I'm looking for advice on dealing with fear and annoyance/anger. My fear is rooted, I believe, in a deep-seated expectation of being excellent. I consider myself a good deal more intelligent than the average person (which is something that was reinforced in me through schooling) and find myself wary of situations in which I may look or feel foolish. I hesitate to ask questions of my boss or go into new social situations. This is coupled with general discomfort in conversation unless the topic is business oriented. My social skills are probably stunted because of this fear, though it may just be that my perception is skewed by the fear. As a student, I often find myself not writing papers until past the deadline, and dreading every line because it sounds simple, unintelligent, or lacking in substance or quality. I avoid parties unless I know most of the people involved, and even then I hesitate to go. The fear and awkwardness are beginning to severly impact my life. Has anyone else dealt with a problem like this? If so, what concrete steps helped? The mental steps (e.g. "accept that it is okay not to be perfect") have failed miserably.

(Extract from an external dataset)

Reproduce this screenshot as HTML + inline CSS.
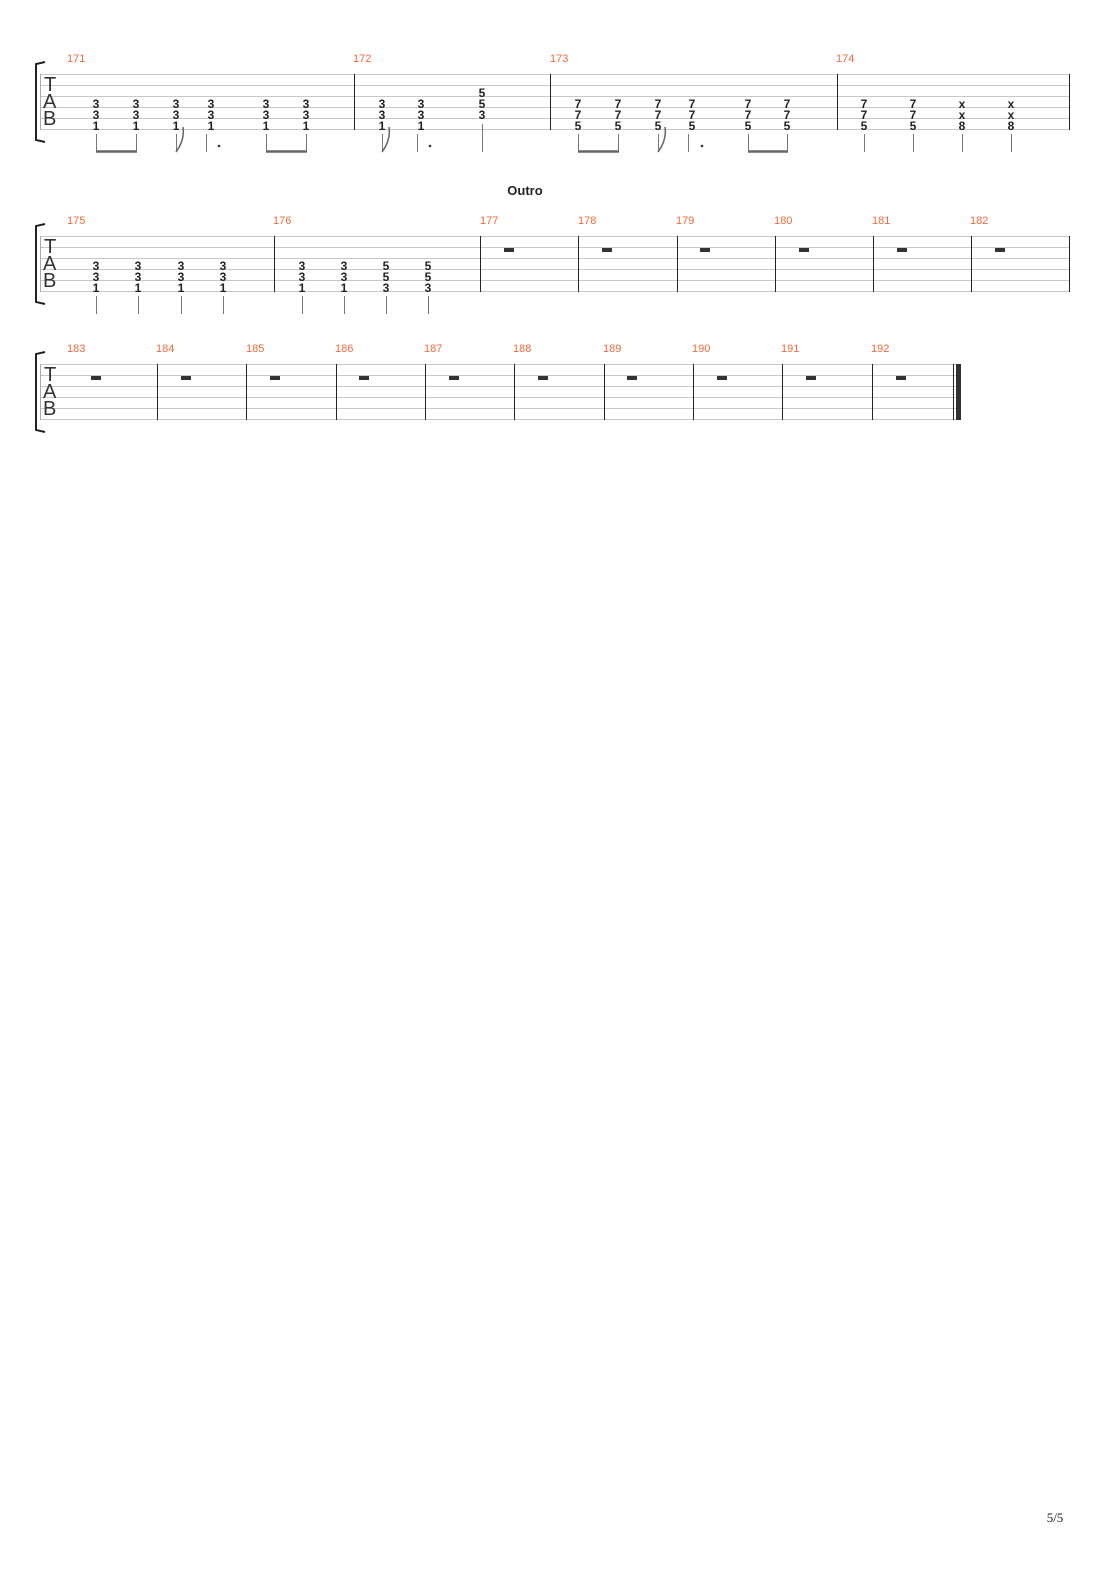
<!DOCTYPE html>
<html><head><meta charset="utf-8"><style>
html,body{margin:0;padding:0;background:#fff;}
svg{display:block;}
.n{font:bold 12px "Liberation Sans",sans-serif;fill:#222;text-anchor:middle;}
.m{font:11px "Liberation Sans",sans-serif;fill:#f26a3d;}
.t{font:20px "Liberation Sans",sans-serif;fill:#333;}
</style></head><body>
<svg width="1110" height="1570" viewBox="0 0 1110 1570" xmlns="http://www.w3.org/2000/svg">
<defs>
<g id="lines6">
<line x1="0" y1="0" x2="1" y2="0"/>
</g>
</defs>
<g id="s1"></g>
<script>
</script>
<!-- System 1 -->
<g stroke="#c8c8c8" stroke-width="1">
<line x1="40" y1="74.5" x2="1069" y2="74.5"/><line x1="40" y1="85.5" x2="1069" y2="85.5"/><line x1="40" y1="96.5" x2="1069" y2="96.5"/><line x1="40" y1="107.5" x2="1069" y2="107.5"/><line x1="40" y1="118.5" x2="1069" y2="118.5"/><line x1="40" y1="129.5" x2="1069" y2="129.5"/>
<line x1="40" y1="236.5" x2="1069" y2="236.5"/><line x1="40" y1="247.5" x2="1069" y2="247.5"/><line x1="40" y1="258.5" x2="1069" y2="258.5"/><line x1="40" y1="269.5" x2="1069" y2="269.5"/><line x1="40" y1="280.5" x2="1069" y2="280.5"/><line x1="40" y1="291.5" x2="1069" y2="291.5"/>
<line x1="40" y1="364.5" x2="958" y2="364.5"/><line x1="40" y1="375.5" x2="958" y2="375.5"/><line x1="40" y1="386.5" x2="958" y2="386.5"/><line x1="40" y1="397.5" x2="958" y2="397.5"/><line x1="40" y1="408.5" x2="958" y2="408.5"/><line x1="40" y1="419.5" x2="958" y2="419.5"/>
</g>
<g stroke="#222" stroke-width="1">
<line x1="40.5" y1="74" x2="40.5" y2="130" stroke="#aaa"/><line x1="354.5" y1="74" x2="354.5" y2="130"/><line x1="550.5" y1="74" x2="550.5" y2="130"/><line x1="837.5" y1="74" x2="837.5" y2="130"/><line x1="1069.5" y1="74" x2="1069.5" y2="130"/>
<line x1="40.5" y1="236" x2="40.5" y2="292" stroke="#aaa"/><line x1="274.5" y1="236" x2="274.5" y2="292"/><line x1="480.5" y1="236" x2="480.5" y2="292"/><line x1="578.5" y1="236" x2="578.5" y2="292"/><line x1="677.5" y1="236" x2="677.5" y2="292"/><line x1="775.5" y1="236" x2="775.5" y2="292"/><line x1="873.5" y1="236" x2="873.5" y2="292"/><line x1="971.5" y1="236" x2="971.5" y2="292"/><line x1="1069.5" y1="236" x2="1069.5" y2="292"/>
<line x1="40.5" y1="364" x2="40.5" y2="420" stroke="#aaa"/><line x1="157.5" y1="364" x2="157.5" y2="420"/><line x1="246.5" y1="364" x2="246.5" y2="420"/><line x1="336.5" y1="364" x2="336.5" y2="420"/><line x1="425.5" y1="364" x2="425.5" y2="420"/><line x1="514.5" y1="364" x2="514.5" y2="420"/><line x1="604.5" y1="364" x2="604.5" y2="420"/><line x1="693.5" y1="364" x2="693.5" y2="420"/><line x1="782.5" y1="364" x2="782.5" y2="420"/><line x1="872.5" y1="364" x2="872.5" y2="420"/><line x1="953.5" y1="364" x2="953.5" y2="420"/>
</g>
<rect x="956" y="364" width="5" height="56" fill="#333"/>
<!-- brackets -->
<g fill="none" stroke="#222" stroke-width="2">
<path d="M45,62 L36,64 L36,140 L45,142"/>
<path d="M45,224 L36,226 L36,302 L45,304"/>
<path d="M45,352 L36,354 L36,430 L45,432"/>
</g>
<!-- TAB letters -->
<g class="t">
<text x="44" y="91">T</text><text x="43" y="108">A</text><text x="43" y="125">B</text>
<text x="44" y="253">T</text><text x="43" y="270">A</text><text x="43" y="287">B</text>
<text x="44" y="381">T</text><text x="43" y="398">A</text><text x="43" y="415">B</text>
</g>
<!-- measure numbers -->
<g class="m">
<text x="67" y="62">171</text><text x="353" y="62">172</text><text x="550" y="62">173</text><text x="836" y="62">174</text>
<text x="67" y="224">175</text><text x="273" y="224">176</text><text x="480" y="224">177</text><text x="578" y="224">178</text><text x="676" y="224">179</text><text x="774" y="224">180</text><text x="872" y="224">181</text><text x="970" y="224">182</text>
<text x="67" y="352">183</text><text x="156" y="352">184</text><text x="246" y="352">185</text><text x="335" y="352">186</text><text x="424" y="352">187</text><text x="513" y="352">188</text><text x="603" y="352">189</text><text x="692" y="352">190</text><text x="781" y="352">191</text><text x="871" y="352">192</text>
</g>
<text x="525" y="195" style="font:bold 13px 'Liberation Sans',sans-serif;fill:#222;text-anchor:middle">Outro</text>
<!-- notes sys1 -->
<g class="n">
<text x="96" y="108">3</text><text x="96" y="119">3</text><text x="96" y="130">1</text>
<text x="136" y="108">3</text><text x="136" y="119">3</text><text x="136" y="130">1</text>
<text x="176" y="108">3</text><text x="176" y="119">3</text><text x="176" y="130">1</text>
<text x="211" y="108">3</text><text x="211" y="119">3</text><text x="211" y="130">1</text>
<text x="266" y="108">3</text><text x="266" y="119">3</text><text x="266" y="130">1</text>
<text x="306" y="108">3</text><text x="306" y="119">3</text><text x="306" y="130">1</text>
<text x="382" y="108">3</text><text x="382" y="119">3</text><text x="382" y="130">1</text>
<text x="421" y="108">3</text><text x="421" y="119">3</text><text x="421" y="130">1</text>
<text x="482" y="97">5</text><text x="482" y="108">5</text><text x="482" y="119">3</text>
<text x="578" y="108">7</text><text x="578" y="119">7</text><text x="578" y="130">5</text>
<text x="618" y="108">7</text><text x="618" y="119">7</text><text x="618" y="130">5</text>
<text x="658" y="108">7</text><text x="658" y="119">7</text><text x="658" y="130">5</text>
<text x="692" y="108">7</text><text x="692" y="119">7</text><text x="692" y="130">5</text>
<text x="748" y="108">7</text><text x="748" y="119">7</text><text x="748" y="130">5</text>
<text x="787" y="108">7</text><text x="787" y="119">7</text><text x="787" y="130">5</text>
<text x="864" y="108">7</text><text x="864" y="119">7</text><text x="864" y="130">5</text>
<text x="913" y="108">7</text><text x="913" y="119">7</text><text x="913" y="130">5</text>
<text x="962" y="108">x</text><text x="962" y="119">x</text><text x="962" y="130">8</text>
<text x="1011" y="108">x</text><text x="1011" y="119">x</text><text x="1011" y="130">8</text>
<!-- sys2 -->
<text x="96" y="270">3</text><text x="96" y="281">3</text><text x="96" y="292">1</text>
<text x="138" y="270">3</text><text x="138" y="281">3</text><text x="138" y="292">1</text>
<text x="181" y="270">3</text><text x="181" y="281">3</text><text x="181" y="292">1</text>
<text x="223" y="270">3</text><text x="223" y="281">3</text><text x="223" y="292">1</text>
<text x="302" y="270">3</text><text x="302" y="281">3</text><text x="302" y="292">1</text>
<text x="344" y="270">3</text><text x="344" y="281">3</text><text x="344" y="292">1</text>
<text x="386" y="270">5</text><text x="386" y="281">5</text><text x="386" y="292">3</text>
<text x="428" y="270">5</text><text x="428" y="281">5</text><text x="428" y="292">3</text>
</g>
<!-- stems -->
<g stroke="#777" stroke-width="1">
<line x1="96.5" y1="134" x2="96.5" y2="152"/><line x1="136.5" y1="134" x2="136.5" y2="152"/>
<line x1="176.5" y1="134" x2="176.5" y2="152"/><line x1="206.5" y1="134" x2="206.5" y2="152"/>
<line x1="266.5" y1="134" x2="266.5" y2="152"/><line x1="306.5" y1="134" x2="306.5" y2="152"/>
<line x1="382.5" y1="134" x2="382.5" y2="152"/><line x1="417.5" y1="134" x2="417.5" y2="152"/><line x1="482.5" y1="124" x2="482.5" y2="152"/>
<line x1="578.5" y1="134" x2="578.5" y2="152"/><line x1="618.5" y1="134" x2="618.5" y2="152"/>
<line x1="658.5" y1="134" x2="658.5" y2="152"/><line x1="688.5" y1="134" x2="688.5" y2="152"/>
<line x1="748.5" y1="134" x2="748.5" y2="152"/><line x1="787.5" y1="134" x2="787.5" y2="152"/>
<line x1="864.5" y1="134" x2="864.5" y2="152"/><line x1="913.5" y1="134" x2="913.5" y2="152"/><line x1="962.5" y1="134" x2="962.5" y2="152"/><line x1="1011.5" y1="134" x2="1011.5" y2="152"/>
<line x1="96.5" y1="296" x2="96.5" y2="314"/><line x1="138.5" y1="296" x2="138.5" y2="314"/><line x1="181.5" y1="296" x2="181.5" y2="314"/><line x1="223.5" y1="296" x2="223.5" y2="314"/>
<line x1="302.5" y1="296" x2="302.5" y2="314"/><line x1="344.5" y1="296" x2="344.5" y2="314"/><line x1="386.5" y1="296" x2="386.5" y2="314"/><line x1="428.5" y1="296" x2="428.5" y2="314"/>
</g>
<g stroke="#666" stroke-width="2.5">
<line x1="96" y1="151.5" x2="137" y2="151.5"/><line x1="266" y1="151.5" x2="307" y2="151.5"/>
<line x1="578" y1="151.5" x2="619" y2="151.5"/><line x1="748" y1="151.5" x2="788" y2="151.5"/>
</g>
<g fill="none" stroke="#666" stroke-width="1.5">
<path d="M176,152 Q185,140 183,127"/><path d="M382,152 Q391,140 389,127"/><path d="M658,152 Q667,140 665,127"/>
</g>
<g fill="#333"><circle cx="219" cy="146" r="1.3"/><circle cx="430" cy="146" r="1.3"/><circle cx="702" cy="146" r="1.3"/></g>
<!-- rests -->
<g fill="#333">
<rect x="504" y="248" width="10" height="4"/><rect x="602" y="248" width="10" height="4"/><rect x="700" y="248" width="10" height="4"/><rect x="799" y="248" width="10" height="4"/><rect x="897" y="248" width="10" height="4"/><rect x="995" y="248" width="10" height="4"/>
<rect x="91" y="376" width="10" height="4"/><rect x="181" y="376" width="10" height="4"/><rect x="270" y="376" width="10" height="4"/><rect x="359" y="376" width="10" height="4"/><rect x="449" y="376" width="10" height="4"/><rect x="538" y="376" width="10" height="4"/><rect x="627" y="376" width="10" height="4"/><rect x="717" y="376" width="10" height="4"/><rect x="806" y="376" width="10" height="4"/><rect x="896" y="376" width="10" height="4"/>
</g>
<text x="1055" y="1522" style="font:13px 'Liberation Serif',serif;fill:#222;text-anchor:middle">5/5</text>
</svg>
</body></html>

In addition, I've begun getting annoyed and angry more and more easily, especially at my fiancee. She often places more stress in simple situations than it seems is necessary, and my reactions aren't calm. Before I met her (and back when I used to abuse controlled substances) I was a very chill, relaxed person. Lately, I'm feeling more and more stressed even when there's little to no workload. The annoyance has spread into negative thoughts, including a sudden surge of racism that bothers me. I love this girl to death, and when times are good, they're great. But this lack of focus and center bothers me. What is possibly more disturbing is that I see many positive effects of annoyance and anger, and have begun contemplating whether the power it provides is worth the discomfort and negativity it causes.

In general, I'm just seeking advice from any very zen, focused people who have been through similar situations.